Feedback sought: Optional Braces

Overall I think it’s a reasonable syntax. Historically, we can look at F# and Haskell to see that when given a choice, with both brace-delimited and indent-delimited syntaxes are available, people generally end up picking the indent-delimited version. Python’s success also speaks for itself; beginners certainly don’t pick Python because of performance, ease of installation, packaging, IDE support, or simplicity of the language’s runtime semantics!

I’m generally in favor of this indent-delimited Scala, as long as:

  1. The exact syntax has time to be bikeshedded over and argued about, so we don’t get stuck long term with a sub-optimal or warty design simply for lack of discussion

  2. We find a solution to avoiding braces when calling higher-order functions with multi-line lambdas. Higher-order functions are common enough that we cannot claim to have brace-free Scala unless they’re supported, and it’s generally accepted that indent-delimited blocks and multi-line lambdas are a challenging pair of requirements to satisfy https://stackoverflow.com/questions/1233448/no-multiline-lambda-in-python-why-not

  3. We have a best-effort backwards-compatibility plan and migration plan. As Scala 3 is a big release, I expect upgrading to be painful, but hopefully indent-delimited blocks do not make it more so

I’ve a ton of experience using indent-delimited syntax: I’ve used Python regularly for my entire career, I spent years working in Coffeescript, and have done some work in F#. But as much as I like indentation-syntax, there is definitely ways you can do indent-delimited syntax badly:

  1. Coffeescript ends up making too many delimiters optional (parens and commas, in addition to braces and curlies) resulting in code that is challenging to skim.

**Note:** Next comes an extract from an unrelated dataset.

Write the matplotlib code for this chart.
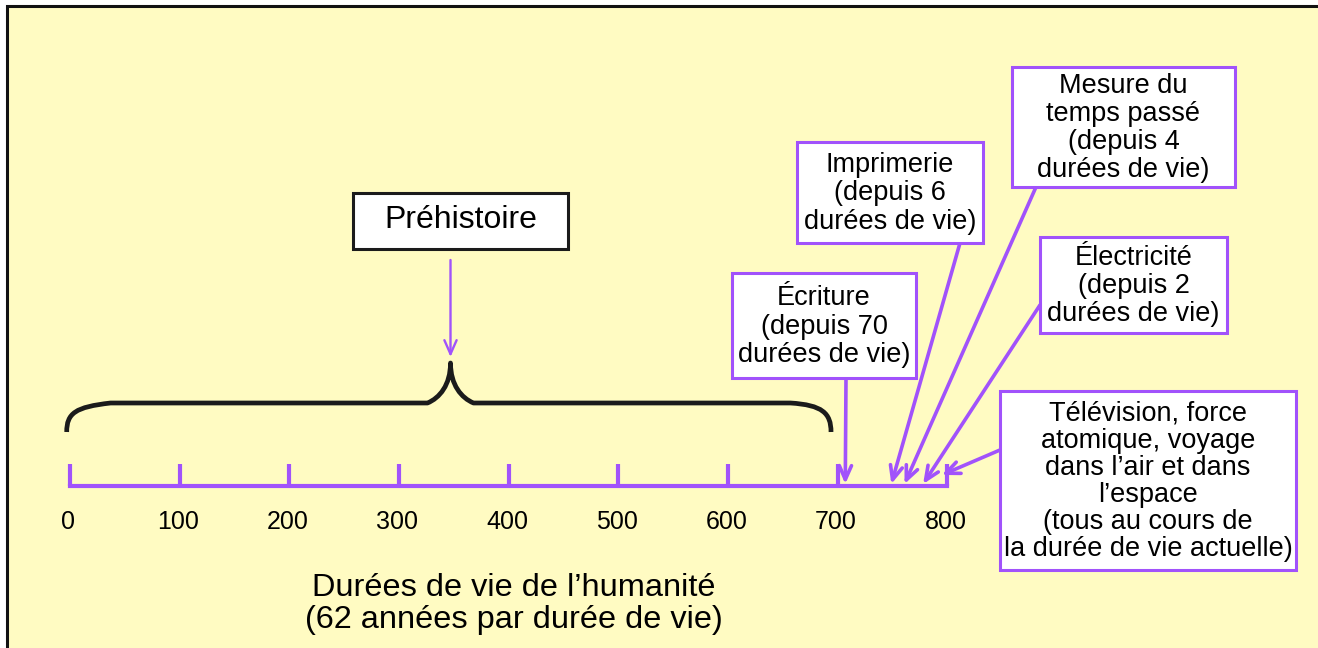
import matplotlib
matplotlib.use('Agg')
import matplotlib.pyplot as plt
import matplotlib.patches as mpatches
import matplotlib.transforms as mtransforms
from matplotlib.path import Path

plt.rcParams['font.family'] = ['Liberation Sans', 'DejaVu Sans']

# graduations (durées de vie de l'humanité)
graduations = [0, 100, 200, 300, 400, 500, 600, 700, 800]

# événements et leur position sur l'échelle
evenements = ['Écriture\n(depuis 70\ndurées de vie)',
              'Imprimerie\n(depuis 6\ndurées de vie)',
              'Mesure du\ntemps passé\n(depuis 4\ndurées de vie)',
              'Électricité\n(depuis 2\ndurées de vie)',
              'Télévision, force\natomique, voyage\ndans l’air et dans\nl’espace\n(tous au cours de\nla durée de vie actuelle)']
positions = [707, 749, 761, 778, 795]

prehistoire = 'Préhistoire'
prehist_debut, prehist_milieu, prehist_fin = -3, 347, 694

titre = 'Durées de vie de l’humanité\n(62 années par durée de vie)'

# mise en page (pixels, origine en haut à gauche)
boites = [(732, 273, 916, 378), (797, 142, 983, 243), (1012, 67, 1235, 187),
          (1040, 237, 1227, 333), (1000, 391, 1296, 570)]
departs = [(846, 378), (960, 243), (1036, 187), (1040, 305), (1000, 450)]
fin_y = [484, 484, 484, 484, 475]
interligne = [1.12, 1.12, 1.11, 1.12, 1.05]

jaune = '#fffbc2'
violet = '#a152fb'
noir = '#1b1b1b'

W, H = 1318, 648
fig = plt.figure(figsize=(W / 100, H / 100), dpi=100)
fig.patch.set_facecolor('white')
ax = fig.add_axes([0, 0, 1, 1])
ax.set_xlim(-63.83, 1138.1)
ax.set_ylim(H, 0)
ax.axis('off')

px = mtransforms.Affine2D().scale(1 / W, -1 / H).translate(0, 1) + fig.transFigure

# fond jaune avec bordure
ax.add_patch(mpatches.Rectangle((6.5, 5.5), 1400, 700, transform=px, fc=jaune,
                                ec='#111111', lw=2.2, zorder=0, clip_on=False))

# échelle
axe_y = 486
ax.plot([graduations[0], graduations[-1]], [axe_y, axe_y], color=violet, lw=3,
        solid_capstyle='projecting', zorder=3)
for g in graduations:
    ax.plot([g, g], [464, axe_y], color=violet, lw=3, solid_capstyle='butt', zorder=3)
    ax.text(g - 1.5, 522, str(g), ha='center', va='center', fontsize=18, color='black')

ax.text(514, 604, titre, transform=px, ha='center', va='center', fontsize=23.4,
        linespacing=1.12)

# accolade de la préhistoire
P, L, R = prehist_milieu, prehist_debut, prehist_fin
verts = [(L, 432), (L, 413), (L + 8, 407), (L + 40, 403),
         (P - 21, 403),
         (P - 10, 398), (P, 385), (P, 363),
         (P, 385), (P + 10, 398), (P + 21, 403),
         (R - 37, 403),
         (R - 8, 405), (R, 413), (R, 432)]
codes = [Path.MOVETO, Path.CURVE4, Path.CURVE4, Path.CURVE4,
         Path.LINETO,
         Path.CURVE4, Path.CURVE4, Path.CURVE4,
         Path.CURVE4, Path.CURVE4, Path.CURVE4,
         Path.LINETO,
         Path.CURVE4, Path.CURVE4, Path.CURVE4]
ax.add_patch(mpatches.PathPatch(Path(verts, codes), fc='none', ec=noir, lw=3.4,
                                capstyle='butt', joinstyle='round', zorder=3))

ax.add_patch(mpatches.Rectangle((353, 193), 215, 56, transform=px, fc='white',
                                ec=noir, lw=2.2, zorder=4))
ax.text(461, 220, prehistoire, transform=px, ha='center', va='center', fontsize=23,
        zorder=5)
ax.annotate('', xy=(P, 357), xytext=(P, 260),
            arrowprops=dict(arrowstyle='->,head_length=0.5,head_width=0.22',
                            color=violet, lw=1.7, shrinkA=0, shrinkB=0,
                            mutation_scale=20), zorder=4)

# boîtes des événements
for lab, pos, (x0, y0, x1, y1), dep, fy, ls in zip(evenements, positions, boites,
                                                   departs, fin_y, interligne):
    ax.add_patch(mpatches.Rectangle((x0, y0), x1 - x0, y1 - y0, transform=px,
                                    fc='white', ec=violet, lw=2.2, zorder=4))
    ax.text((x0 + x1) / 2, (y0 + y1) / 2 + 1, lab, transform=px, ha='center',
            va='center', fontsize=19.5, linespacing=ls, zorder=5)
    ax.annotate('', xy=(pos, fy), xycoords='data', xytext=dep, textcoords=px,
                arrowprops=dict(arrowstyle='->,head_length=0.5,head_width=0.22',
                                color=violet, lw=2.6, shrinkA=0, shrinkB=0,
                                mutation_scale=20), zorder=3)

fig.savefig('out.png', dpi=100, facecolor=fig.get_facecolor())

  2. Coffeescript also commonly used two space indents, which visually make distinguishing blocks much harder than code using four space indents, more so because of the lack of explicit delimiters

  3. F# has a pretty unusual/irregular syntax overall, so despite being indent-delimited I find it much less pleasant to read than curly-heavy C# or Scala

Thus it’s not sufficient to do indentation syntax in Scala, but we also have to do it right.

Looking at the linked ExtractSemanticDB.scala file, I have the following concrete feedback:

  1. I still find the two-space indentation makes it very hard to distinguish blocks when skimming. Normally I don’t discuss formatting concerns, but given that this whole effort is about improving Scala’s surface syntax, I think this is important. After spending years reading 2-space-indented Coffeescript, I don’t think this response to 2-space indents is going to change for me

  2. The code snippet has a distinct lack of multi-line lambdas being passed to higher-order functions. I understand that those would be the “worst case” scenario for the whitespace rules as currently specced and implemented

  3. The (inconsistently applied?) indentation of case blocks within a match statement seems extraneous. With curlies it looks a bit more reasonable, but without curlies it seems a lot more awkward to have two levels of indentation where an if/else if/else chain would only have one

Given that we’ll be stuck with this syntax for the long haul we need to make sure it’s the best syntax we can come up with. While the current set of rules that are specced out is very reasonable, I do think that arguing out these last few concerns (and any other concrete concerns that people bring up) is definitely worth doing before the spec and implementation are set in stone for the next decade.